PROMPT
Nothing outside the stretch should be returned: give exactly the lines from the line containing "Output the Python" through the line containing "ax = fig.add_axes([40/900, 1-500/600, 840/900, 414/600])", including both.

MATERIAL FOR THIS EXERCISE
+-------+

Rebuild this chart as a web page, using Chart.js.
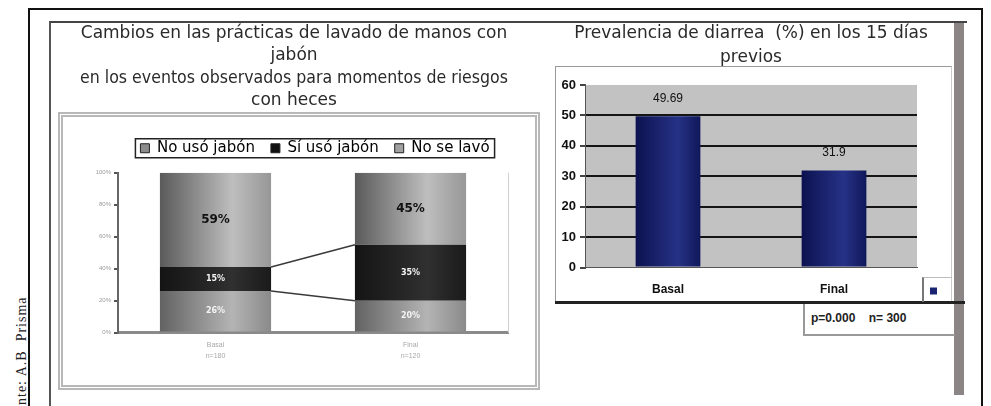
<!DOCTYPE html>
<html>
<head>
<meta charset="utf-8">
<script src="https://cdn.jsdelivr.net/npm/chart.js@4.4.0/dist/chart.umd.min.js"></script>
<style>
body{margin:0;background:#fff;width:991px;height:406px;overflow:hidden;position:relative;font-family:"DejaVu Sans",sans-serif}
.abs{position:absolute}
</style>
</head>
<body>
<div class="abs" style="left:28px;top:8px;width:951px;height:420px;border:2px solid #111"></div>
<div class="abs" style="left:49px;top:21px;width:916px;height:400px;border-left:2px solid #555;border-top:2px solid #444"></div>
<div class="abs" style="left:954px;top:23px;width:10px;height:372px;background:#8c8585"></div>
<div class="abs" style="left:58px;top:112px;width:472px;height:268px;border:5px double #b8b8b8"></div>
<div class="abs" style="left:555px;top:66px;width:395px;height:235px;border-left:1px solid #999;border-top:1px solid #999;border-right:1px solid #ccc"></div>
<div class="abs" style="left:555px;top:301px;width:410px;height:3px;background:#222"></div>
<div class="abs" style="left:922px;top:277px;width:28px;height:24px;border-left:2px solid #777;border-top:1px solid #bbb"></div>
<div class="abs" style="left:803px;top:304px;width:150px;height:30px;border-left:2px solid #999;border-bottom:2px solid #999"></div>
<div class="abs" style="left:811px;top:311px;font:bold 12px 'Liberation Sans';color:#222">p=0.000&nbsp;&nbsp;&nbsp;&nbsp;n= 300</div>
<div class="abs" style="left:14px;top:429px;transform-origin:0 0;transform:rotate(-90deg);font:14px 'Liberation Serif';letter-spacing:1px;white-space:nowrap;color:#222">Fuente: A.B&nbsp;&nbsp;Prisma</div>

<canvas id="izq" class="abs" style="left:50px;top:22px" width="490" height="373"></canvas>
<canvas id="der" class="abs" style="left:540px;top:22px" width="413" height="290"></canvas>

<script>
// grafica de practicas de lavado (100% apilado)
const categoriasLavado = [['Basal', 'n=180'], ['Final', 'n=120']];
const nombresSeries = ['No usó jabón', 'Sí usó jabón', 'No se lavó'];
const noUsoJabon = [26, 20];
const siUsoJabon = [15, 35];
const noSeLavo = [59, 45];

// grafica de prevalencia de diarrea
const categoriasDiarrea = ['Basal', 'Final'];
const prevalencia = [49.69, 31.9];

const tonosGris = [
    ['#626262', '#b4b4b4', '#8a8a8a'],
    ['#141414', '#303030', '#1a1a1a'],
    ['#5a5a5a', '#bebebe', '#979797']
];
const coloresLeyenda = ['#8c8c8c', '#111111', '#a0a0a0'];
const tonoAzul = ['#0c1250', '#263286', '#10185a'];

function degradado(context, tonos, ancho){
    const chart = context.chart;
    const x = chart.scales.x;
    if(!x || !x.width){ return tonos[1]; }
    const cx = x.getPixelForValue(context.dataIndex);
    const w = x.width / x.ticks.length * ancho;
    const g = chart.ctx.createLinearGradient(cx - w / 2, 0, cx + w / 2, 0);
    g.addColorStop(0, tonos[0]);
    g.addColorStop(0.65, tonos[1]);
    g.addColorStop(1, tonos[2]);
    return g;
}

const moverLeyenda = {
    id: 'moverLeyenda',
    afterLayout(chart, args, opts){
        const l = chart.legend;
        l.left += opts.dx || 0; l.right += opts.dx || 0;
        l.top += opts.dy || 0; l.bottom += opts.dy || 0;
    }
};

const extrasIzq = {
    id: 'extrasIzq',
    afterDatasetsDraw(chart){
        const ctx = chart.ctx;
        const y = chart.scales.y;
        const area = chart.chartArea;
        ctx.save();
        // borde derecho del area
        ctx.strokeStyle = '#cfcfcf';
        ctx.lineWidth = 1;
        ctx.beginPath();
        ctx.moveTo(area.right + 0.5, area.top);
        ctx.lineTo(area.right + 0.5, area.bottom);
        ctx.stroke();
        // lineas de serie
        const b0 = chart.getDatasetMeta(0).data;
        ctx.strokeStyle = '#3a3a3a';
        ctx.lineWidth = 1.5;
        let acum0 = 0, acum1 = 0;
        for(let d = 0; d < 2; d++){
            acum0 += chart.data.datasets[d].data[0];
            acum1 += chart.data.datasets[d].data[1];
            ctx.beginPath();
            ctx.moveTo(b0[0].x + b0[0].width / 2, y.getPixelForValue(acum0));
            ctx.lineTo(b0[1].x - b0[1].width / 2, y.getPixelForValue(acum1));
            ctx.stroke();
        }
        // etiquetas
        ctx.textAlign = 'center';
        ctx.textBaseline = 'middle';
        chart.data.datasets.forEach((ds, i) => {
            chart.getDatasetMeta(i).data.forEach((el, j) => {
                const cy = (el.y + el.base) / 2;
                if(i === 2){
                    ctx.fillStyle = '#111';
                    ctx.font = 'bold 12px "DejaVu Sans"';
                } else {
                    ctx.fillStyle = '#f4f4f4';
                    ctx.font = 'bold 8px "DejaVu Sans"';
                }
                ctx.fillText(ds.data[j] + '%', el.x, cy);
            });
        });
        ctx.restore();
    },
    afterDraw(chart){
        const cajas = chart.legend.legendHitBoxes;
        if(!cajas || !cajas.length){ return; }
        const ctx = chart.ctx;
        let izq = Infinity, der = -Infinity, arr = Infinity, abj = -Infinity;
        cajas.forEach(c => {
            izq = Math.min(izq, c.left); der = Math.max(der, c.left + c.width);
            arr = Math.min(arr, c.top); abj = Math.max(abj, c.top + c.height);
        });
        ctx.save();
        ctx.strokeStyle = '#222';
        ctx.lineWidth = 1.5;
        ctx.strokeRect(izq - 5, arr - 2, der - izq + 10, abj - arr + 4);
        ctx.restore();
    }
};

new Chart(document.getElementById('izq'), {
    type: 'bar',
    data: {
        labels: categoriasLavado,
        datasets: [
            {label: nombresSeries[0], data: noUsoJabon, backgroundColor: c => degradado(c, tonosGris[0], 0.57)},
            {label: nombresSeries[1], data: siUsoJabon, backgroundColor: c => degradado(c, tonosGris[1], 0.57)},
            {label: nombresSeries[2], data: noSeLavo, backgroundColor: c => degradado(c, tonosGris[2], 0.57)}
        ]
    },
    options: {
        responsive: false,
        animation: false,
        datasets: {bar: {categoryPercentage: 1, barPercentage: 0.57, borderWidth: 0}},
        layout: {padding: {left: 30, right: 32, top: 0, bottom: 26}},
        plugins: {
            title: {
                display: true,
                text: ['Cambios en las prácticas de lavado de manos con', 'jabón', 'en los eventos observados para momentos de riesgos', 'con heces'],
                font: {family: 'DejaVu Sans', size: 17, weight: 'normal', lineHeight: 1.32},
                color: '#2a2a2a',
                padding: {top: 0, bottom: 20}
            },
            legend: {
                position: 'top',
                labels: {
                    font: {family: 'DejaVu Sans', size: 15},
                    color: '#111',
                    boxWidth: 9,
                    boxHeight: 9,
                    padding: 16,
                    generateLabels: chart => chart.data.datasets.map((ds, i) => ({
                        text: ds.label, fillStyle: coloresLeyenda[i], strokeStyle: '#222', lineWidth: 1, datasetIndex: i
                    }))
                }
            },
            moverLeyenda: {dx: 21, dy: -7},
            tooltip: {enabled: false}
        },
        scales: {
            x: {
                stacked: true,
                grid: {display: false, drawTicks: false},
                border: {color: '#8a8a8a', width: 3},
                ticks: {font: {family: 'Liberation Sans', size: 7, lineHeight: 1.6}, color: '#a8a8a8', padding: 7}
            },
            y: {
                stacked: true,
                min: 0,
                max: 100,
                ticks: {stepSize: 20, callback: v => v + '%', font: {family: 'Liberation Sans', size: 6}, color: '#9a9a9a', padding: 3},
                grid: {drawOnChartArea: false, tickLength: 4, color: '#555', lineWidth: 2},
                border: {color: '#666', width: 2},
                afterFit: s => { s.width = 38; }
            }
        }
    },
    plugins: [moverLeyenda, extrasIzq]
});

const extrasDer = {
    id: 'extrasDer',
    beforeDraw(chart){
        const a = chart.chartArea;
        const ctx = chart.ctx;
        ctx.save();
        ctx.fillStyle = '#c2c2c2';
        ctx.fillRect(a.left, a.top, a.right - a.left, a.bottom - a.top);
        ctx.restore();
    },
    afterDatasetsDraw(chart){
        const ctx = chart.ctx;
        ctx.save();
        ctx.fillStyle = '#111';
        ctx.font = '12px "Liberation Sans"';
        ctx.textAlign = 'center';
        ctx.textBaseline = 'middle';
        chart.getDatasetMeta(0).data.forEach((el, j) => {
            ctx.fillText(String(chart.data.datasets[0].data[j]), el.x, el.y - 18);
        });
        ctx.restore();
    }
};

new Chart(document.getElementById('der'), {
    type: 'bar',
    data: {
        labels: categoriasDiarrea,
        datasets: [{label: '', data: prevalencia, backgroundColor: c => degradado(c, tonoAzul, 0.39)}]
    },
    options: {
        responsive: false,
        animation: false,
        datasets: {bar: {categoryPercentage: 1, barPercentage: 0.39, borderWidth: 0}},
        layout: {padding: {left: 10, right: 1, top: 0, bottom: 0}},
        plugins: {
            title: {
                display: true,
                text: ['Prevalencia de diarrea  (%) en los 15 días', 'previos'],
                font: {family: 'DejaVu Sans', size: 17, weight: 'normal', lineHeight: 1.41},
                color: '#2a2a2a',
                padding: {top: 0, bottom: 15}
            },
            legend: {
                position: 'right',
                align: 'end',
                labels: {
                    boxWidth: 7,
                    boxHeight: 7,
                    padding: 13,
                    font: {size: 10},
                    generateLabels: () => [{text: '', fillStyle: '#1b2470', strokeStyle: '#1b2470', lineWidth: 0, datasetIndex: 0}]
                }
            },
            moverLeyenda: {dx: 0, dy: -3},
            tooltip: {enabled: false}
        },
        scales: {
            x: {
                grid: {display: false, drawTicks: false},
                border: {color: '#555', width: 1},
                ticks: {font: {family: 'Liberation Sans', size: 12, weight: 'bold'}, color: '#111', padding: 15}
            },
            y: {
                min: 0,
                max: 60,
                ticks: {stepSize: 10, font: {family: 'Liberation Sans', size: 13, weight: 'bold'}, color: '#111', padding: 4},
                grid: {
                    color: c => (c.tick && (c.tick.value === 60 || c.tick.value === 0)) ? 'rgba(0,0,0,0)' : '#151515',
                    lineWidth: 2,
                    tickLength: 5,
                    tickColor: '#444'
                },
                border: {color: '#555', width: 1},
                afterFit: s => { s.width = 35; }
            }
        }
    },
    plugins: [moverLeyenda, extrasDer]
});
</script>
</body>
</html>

+-------+

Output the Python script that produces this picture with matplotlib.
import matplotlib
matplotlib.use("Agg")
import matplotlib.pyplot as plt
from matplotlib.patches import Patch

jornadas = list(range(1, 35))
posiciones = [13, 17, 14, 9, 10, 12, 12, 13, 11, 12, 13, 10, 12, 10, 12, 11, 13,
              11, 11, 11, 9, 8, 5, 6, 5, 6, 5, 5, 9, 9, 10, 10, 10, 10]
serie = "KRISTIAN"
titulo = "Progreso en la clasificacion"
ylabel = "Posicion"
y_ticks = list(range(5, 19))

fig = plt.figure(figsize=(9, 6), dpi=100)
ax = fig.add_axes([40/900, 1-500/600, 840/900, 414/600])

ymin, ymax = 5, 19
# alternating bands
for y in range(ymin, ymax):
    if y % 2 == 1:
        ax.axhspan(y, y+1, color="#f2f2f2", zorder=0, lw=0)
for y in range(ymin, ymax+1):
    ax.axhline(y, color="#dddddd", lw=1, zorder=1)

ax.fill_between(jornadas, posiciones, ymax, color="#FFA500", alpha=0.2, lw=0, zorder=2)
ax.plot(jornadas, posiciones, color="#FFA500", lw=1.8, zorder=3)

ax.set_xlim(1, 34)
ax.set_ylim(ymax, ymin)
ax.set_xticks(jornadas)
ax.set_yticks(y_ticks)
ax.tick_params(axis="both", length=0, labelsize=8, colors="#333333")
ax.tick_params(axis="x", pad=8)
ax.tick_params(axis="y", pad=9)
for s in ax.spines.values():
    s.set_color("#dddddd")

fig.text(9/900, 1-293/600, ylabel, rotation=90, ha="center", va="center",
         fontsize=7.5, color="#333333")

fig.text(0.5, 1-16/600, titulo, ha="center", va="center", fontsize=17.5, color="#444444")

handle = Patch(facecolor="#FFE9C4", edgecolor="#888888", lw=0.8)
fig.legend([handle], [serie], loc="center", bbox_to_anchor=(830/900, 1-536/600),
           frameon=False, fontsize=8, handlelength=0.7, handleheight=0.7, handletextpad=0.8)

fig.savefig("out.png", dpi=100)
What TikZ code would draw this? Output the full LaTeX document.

+-------+

OUTPUT BELOW
Output the Python script that produces this picture with matplotlib.
import matplotlib
matplotlib.use("Agg")
import matplotlib.pyplot as plt
from matplotlib.patches import Patch

jornadas = list(range(1, 35))
posiciones = [13, 17, 14, 9, 10, 12, 12, 13, 11, 12, 13, 10, 12, 10, 12, 11, 13,
              11, 11, 11, 9, 8, 5, 6, 5, 6, 5, 5, 9, 9, 10, 10, 10, 10]
serie = "KRISTIAN"
titulo = "Progreso en la clasificacion"
ylabel = "Posicion"
y_ticks = list(range(5, 19))

fig = plt.figure(figsize=(9, 6), dpi=100)
ax = fig.add_axes([40/900, 1-500/600, 840/900, 414/600])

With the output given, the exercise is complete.